Of course, the problem with having this many stars is -- what do you do with them? If you're director Garry Marshall and screenwriter Katherine Fugate, you cram them into about ten loosely-connected subplots. The result is similar to what would happen if you had 100 minutes of previews and commercials for ten extremely predictable, saccharine, unfunny romantic comedies, then watched someone's attempt to stitch them together into a semi-coherent movie. Which is as unpleasant as it sounds.
I'm not going to go into all the subplots, except to say that they all end as happily as you know they will from the very start. And, to be honest, this predictability led to me falling asleep for a period during New Year's Eve from sheer boredom. Either that or it was from having my belly stuffed with the film's interminable cheese, or as the result of a diabetic coma brought on by the film's cloying attempts at romance and sentimentality in it's ultra-clean, never drunk and disorderly, primarily white version of New Year's Eve in New York. Or maybe I simply fainted as my brain attempted to protect itself from an unpleasant experience.
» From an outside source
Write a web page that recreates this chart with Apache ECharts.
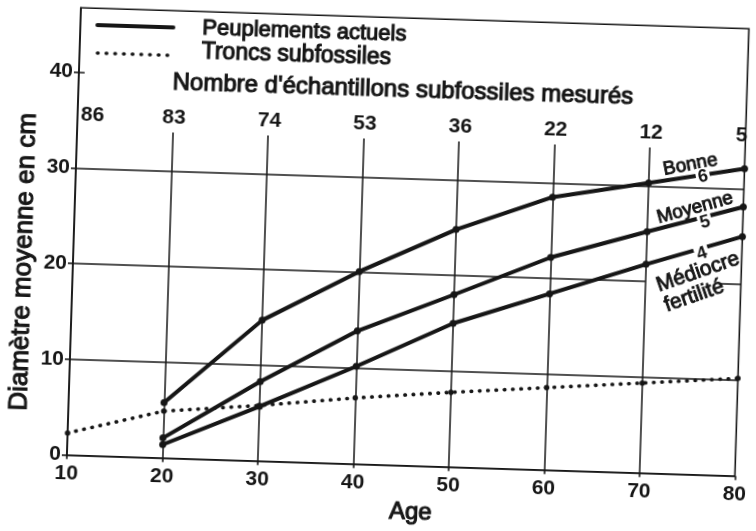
<!DOCTYPE html>
<html>
<head>
<meta charset="utf-8">
<script src="https://cdn.jsdelivr.net/npm/echarts@6/dist/echarts.min.js"></script>
<style>
html,body{margin:0;padding:0;background:#fff;overflow:hidden;}
#chart{width:756px;height:531px;transform:rotate(1.8deg);transform-origin:50% 50%;}
</style>
</head>
<body>
<div id="chart"></div>
<script>
// ---- data ----
const ages = [20, 30, 40, 50, 60, 70, 80];
const bonne = [5.8, 14.7, 20.1, 24.8, 28.5, 30.3, 32.1];
const moyenne = [2.1, 8.3, 13.9, 18.0, 22.2, 25.2, 28.1];
const mediocre = [1.4, 5.7, 10.2, 15.0, 18.4, 21.8, 25.0];
const fossilAges = [10, 20, 30, 40, 50, 60, 70, 80];
const fossil = [2.3, 4.9, 5.8, 6.9, 7.8, 8.6, 9.4, 10.2];
const countAges = [10, 20, 30, 40, 50, 60, 70, 80];
const counts = [86, 83, 74, 53, 36, 22, 12, 5];
const xTicks = [10, 20, 30, 40, 50, 60, 70, 80];
const yTicks = [0, 10, 20, 30, 40];
const gridValues = [10, 20, 30];
const verticalAges = [20, 30, 40, 50, 60, 70];

const INK = '#161616';
const FONT = "'Liberation Sans', Arial, sans-serif";

const zip = (xs, ys) => xs.map((x, i) => [x, ys[i]]);

const gridLines = [];
gridValues.forEach(v => {
  if (v === 20) {
    gridLines.push([{coord: [10, v]}, {coord: [70, v]}]);
    gridLines.push([{coord: [77.8, v]}, {coord: [80, v]}]);
  } else {
    gridLines.push([{coord: [10, v]}, {coord: [80, v]}]);
  }
});
verticalAges.forEach(a => gridLines.push([{coord: [a, 0]}, {coord: [a, 34]}]));
gridLines.push([{coord: [10, 40]}, {coord: [10.6, 40]}]);

const chart = echarts.init(document.getElementById('chart'), null, {renderer: 'canvas'});

const solidSeries = (name, vals) => ({
  name, type: 'line', data: zip(ages, vals), z: 5,
  symbol: 'circle', symbolSize: 7, showSymbol: true,
  lineStyle: {color: INK, width: 4, cap: 'round'},
  itemStyle: {color: INK},
  animation: false, silent: true
});

const numLabel = {color: INK, fontFamily: FONT, fontSize: 21, fontWeight: 'bold'};
const txt = (text, x, y, size, extra) => Object.assign({
  type: 'text', x, y,
  style: Object.assign({text, font: size + "px " + FONT, fill: INK, stroke: INK, lineWidth: 1.1, align: 'left', verticalAlign: 'middle'}, extra && extra.style)
}, extra && extra.el);

chart.setOption({
  animation: false,
  grid: {left: 73, right: 6, top: 17.3, bottom: 66.3, show: true, borderColor: INK, borderWidth: 1.6, backgroundColor: 'transparent'},
  xAxis: {
    type: 'value', min: 10, max: 80, interval: 10,
    axisLine: {show: true, lineStyle: {color: INK, width: 1.6}},
    axisTick: {show: true, length: 4, lineStyle: {color: INK, width: 1.6}},
    splitLine: {show: false},
    axisLabel: Object.assign({margin: 8, customValues: xTicks}, numLabel)
  },
  yAxis: {
    type: 'value', min: 0, max: 46.7,
    axisLine: {show: true, lineStyle: {color: INK, width: 1.6}},
    axisTick: {show: true, length: 5, lineStyle: {color: INK, width: 1.6}, customValues: yTicks},
    splitLine: {show: false},
    axisLabel: Object.assign({margin: 6, customValues: yTicks}, numLabel)
  },
  series: [
    {
      type: 'line', data: [], silent: true,
      markLine: {
        silent: true, symbol: 'none', animation: false,
        label: {show: false},
        lineStyle: {color: INK, width: 1.5, type: 'solid'},
        emphasis: {disabled: true},
        data: gridLines
      }
    },
    solidSeries('Bonne', bonne),
    solidSeries('Moyenne', moyenne),
    solidSeries('Médiocre', mediocre),
    {
      name: 'Troncs subfossiles', type: 'line', data: zip(fossilAges, fossil), z: 4,
      symbol: 'circle', symbolSize: 5.5,
      lineStyle: {color: INK, width: 3.6, type: [0.5, 7.8], cap: 'round'},
      itemStyle: {color: INK}, silent: true
    },
    {
      name: 'Nombre', type: 'scatter', symbolSize: 0, silent: true,
      itemStyle: {opacity: 1, color: INK},
      data: countAges.map((a) => ({
        value: [a, 35.5],
        label: {offset: [a === 10 ? 15 : (a === 80 ? -4 : 1), 0]}
      })),
      label: Object.assign({
        show: true, position: 'inside', textBorderWidth: 0, opacity: 1,
        formatter: p => String(counts[p.dataIndex])
      }, numLabel)
    }
  ],
  graphic: [
    {type: 'line', shape: {x1: 90, y1: 34, x2: 166, y2: 34}, style: {stroke: INK, lineWidth: 4, lineCap: 'round'}},
    {type: 'line', shape: {x1: 91, y1: 62, x2: 167, y2: 62}, style: {stroke: INK, lineWidth: 3.6, lineCap: 'round', lineDash: [0.5, 8.2]}},
    txt('Peuplements actuels', 195, 34, 22),
    txt('Troncs subfossiles', 195, 58, 23),
    txt("Nombre d'échantillons subfossiles mesurés", 167, 89, 24),
    txt('Diamètre moyenne en cm', 24, 273, 26, {el: {rotation: Math.PI / 2}, style: {align: 'center'}}),
    txt('Age', 418, 511, 24, {style: {align: 'center'}}),
    txt('Bonne', 687, 155, 19, {el: {rotation: 12.4 * Math.PI / 180}, style: {align: 'center', lineWidth: 0.9}}),
    txt('6', 700, 166.5, 18, {el: {rotation: 12.4 * Math.PI / 180, z: 10}, style: {align: 'center', font: "bold 18px " + FONT, lineWidth: 0, backgroundColor: '#fff', padding: [0, 2]}}),
    txt('Moyenne', 693, 198, 19, {el: {rotation: 17.1 * Math.PI / 180}, style: {align: 'center', lineWidth: 0.9}}),
    txt('5', 703.5, 212, 18, {el: {rotation: 17.1 * Math.PI / 180, z: 10}, style: {align: 'center', font: "bold 18px " + FONT, lineWidth: 0, backgroundColor: '#fff', padding: [0, 2]}}),
    txt('4', 701.5, 243.5, 18, {el: {rotation: 20.8 * Math.PI / 180, z: 10}, style: {align: 'center', font: "bold 18px " + FONT, lineWidth: 0, backgroundColor: '#fff', padding: [0, 2]}}),
    txt('Médiocre', 698, 262, 21, {el: {rotation: 20.8 * Math.PI / 180}, style: {align: 'center', lineWidth: 0.9}}),
    txt('fertilité', 695, 286, 21, {el: {rotation: 20.8 * Math.PI / 180}, style: {align: 'center', lineWidth: 0.9}})
  ]
});
</script>
</body>
</html>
Marshall and Fugate also teamed up on 2010's Valentine's Day, another excruciating star-packed romcom whose box office success was further proof that audiences will turn out for multiplied star power. With the same formula, I sadly see no reason why New Year's Eve won't be the sort of maddening hit that drives critics like me up the wall. So, unfortunately, you should probably expect another holiday-themed star gathering in the next year or two. Or, you can do what I did while watching New Year's Eve and what most people do on the actual night -- simply sleep through it or stay home.